I. Why does pickling wastewater testing often show Ammonia Nitrogen > Total Nitrogen?

Ammonia Nitrogen (Nessler’s Method – N2/N3) reads falsely high.
Pickling wastewater characteristics: High Cl⁻, heavy metals, acidic, potential presence of residual chlorine/organic matter.
Nessler’s reagent (N2/N3): Poor interference resistance; easily affected by color, turbidity, metals, and Cl⁻, leading to artificially high results.

1. Total Nitrogen: UV Method (HJ 636-2012)
Lianhua: Uses UV method reagents; dual-wavelength (220/275 nm) measurement automatically corrects for organic matter interference.
High Cl⁻/organic matter in pickling water: The UV method offers significantly better interference resistance than visible light methods.

2. Ammonia Nitrogen: Nessler’s (N2/N3) vs. Salicylate Reagent
Nessler’s (N2/N3): Susceptible to interference from heavy metals, Cl⁻, and color; often yields falsely high readings in pickling water.
Salicylate (LH-NH3-SAH/SAL): Strong interference resistance, stable color development, and superior tolerance to Cl⁻ and heavy metals; suitable for industrial wastewater.
Actual measurement: For the same pickling water sample, Salicylate results are lower and more accurate than Nessler’s results.
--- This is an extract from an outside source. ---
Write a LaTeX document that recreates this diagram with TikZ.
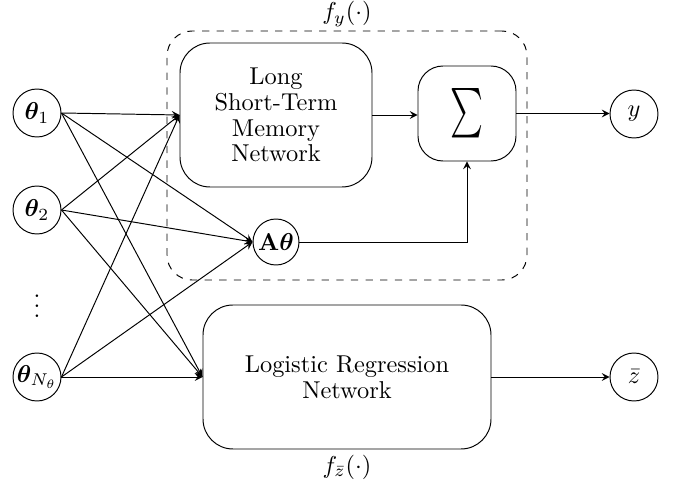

II. Reagent Operation Steps

Ammonia Nitrogen (Salicylate Method)

Reagents: LH-NH3-SAH (0.5–50 mg/L) or SAL (0.02–2.5 mg/L).
Pre-treatment: Flocculation and sedimentation (50 mL sample + 1 mL 10% ZnSO₄ + NaOH to adjust pH ≈ 10.5), then collect the supernatant; filter through a 0.45 μm membrane if necessary.
High Ammonia Nitrogen: Dilute (e.g., 10-fold) before testing.

Total Nitrogen (UV Method)
Reagents: Lianhua UV method reagents; use instrument LH-TN360 or a multi-parameter meter with UV capability.
Digestion: 150°C, 20 min.
Colorimetry: Add dilute hydrochloric acid before colorimetric measurement. III. Summary

The phenomenon where “ammonia nitrogen > total nitrogen” in pickling wastewater stems from an artificially high ammonia nitrogen reading (via the Nessler method) combined with an understated total nitrogen reading (via the non-UV method).
This inversion issue can generally be resolved by using the UV method for total nitrogen and the salicylate reagent for ammonia nitrogen, alongside simple pre-treatment.